La littérature africaine contemporaine regorge d’œuvres qui, sous le prisme de la fiction, sondent les abysses de la condition humaine et les tragédies intimes qui en jalonnent l’existence. Parmi elles, Père Inconnu de Pabé Mongo s’impose comme une exploration vertigineuse du vide paternel et de la douloureuse hérédité des blessures affectives. L’auteur, de son vrai nom Pascal Bekolo Bekolo, universitaire et prolifique homme de lettres camerounais, tisse un récit d’une densité psychologique remarquable, abordant avec acuité la transmission silencieuse des souffrances et la difficulté d’en briser l’engrenage.

Dès les premières pages, le lecteur est happé par la trajectoire d’une jeune fille marquée par l’absence abyssale de son père. Fruit d’une union fugace et marquée par l’errance d’un géniteur insaisissable, elle grandit dans l’ombre d’un manque irréductible. L’enfance de l’héroïne est une succession de prises de conscience douloureuses, où chaque regard posé sur les figures paternelles de son entourage lui renvoie l’image fantomatique de celui qui devrait la guider.

L’adolescence n’apporte guère de répit. La brève réapparition du père, suivie de son retrait définitif, constitue une fracture irréparable, redoublant l’abandon initial d’une violence symbolique. Ce moment suspendu, où l’espoir se voit avorté, incarne toute la déchirure qui sous-tend le roman : le désir fébrile de reconnaissance anéanti par l’inconstance de l’autre.
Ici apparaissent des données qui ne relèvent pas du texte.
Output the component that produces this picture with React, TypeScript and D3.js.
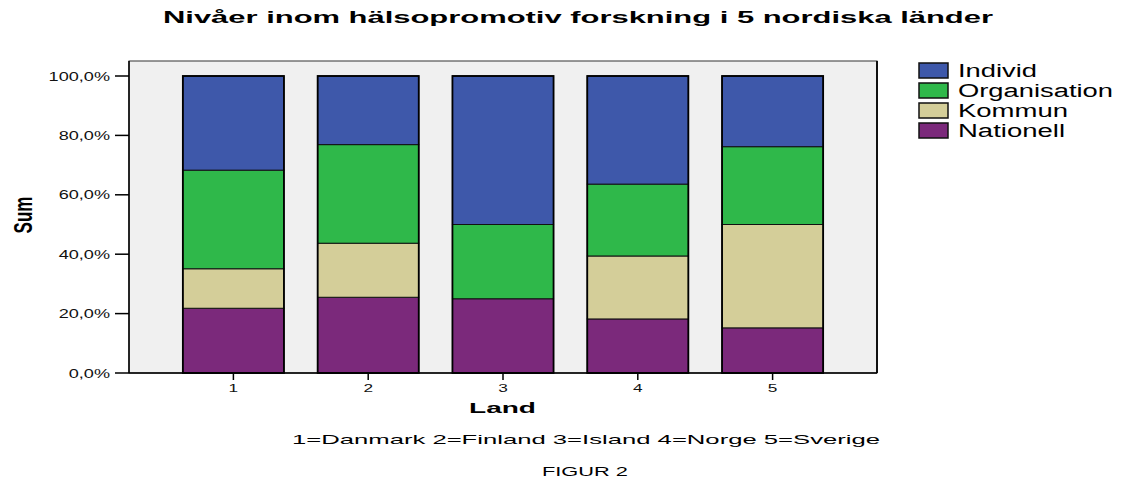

Le drame de Père Inconnu ne se borne pas à la seule privation de présence paternelle : il s’inscrit dans une logique de reproduction tragique. Lorsque la protagoniste, devenue jeune femme, est à son tour abandonnée par le géniteur de son enfant, la fatalité semble scellée. Cette itération du destin maternel dessine un cycle inextricable de solitude et de responsabilités assumées en dépit des défections masculines. Cependant, loin de s’enfoncer dans une résignation stérile, l’héroïne choisit de reprendre le contrôle de son propre récit.

C’est dans l’écriture que réside l’acte salvateur. Allongée sur son lit d’hôpital, elle entreprend de coucher sur papier son histoire, non seulement pour exorciser ses propres blessures, mais également dans une démarche de transmission et d’avertissement. La plume devient ainsi un instrument de résilience, un moyen d’affirmer sa volonté de rupture avec le destin qui lui était tracé.
En cela, Père Inconnu s’inscrit dans une lignée d’œuvres qui interrogent la construction identitaire et les failles de la filiations. La voix de Pabé Mongo, à travers un style sobre et poignant, capte avec une justesse saisissante l’intimité de la déchirure et l’aspiration à la reconstruction.

Si le roman s’ancre dans un contexte africain précis, où la présence paternelle est souvent soumise aux exigences d’une société en perpétuel mouvement, son propos transcende les frontières. L’expérience de l’abandon, de la quête inassouvie d’un amour paternel et de la volonté de réparation trouve un écho universel, touchant quiconque a un jour cherché à combler un vide originel.

Avec Père Inconnu, Pabé Mongo offre une réflexion d’une intensité rare sur l’absence, la transmission des blessures et le pouvoir libérateur de l’écriture. Un roman qui, sous une apparente simplicité, révèle toute la complexité des liens familiaux et de leur impact sur la construction de soi.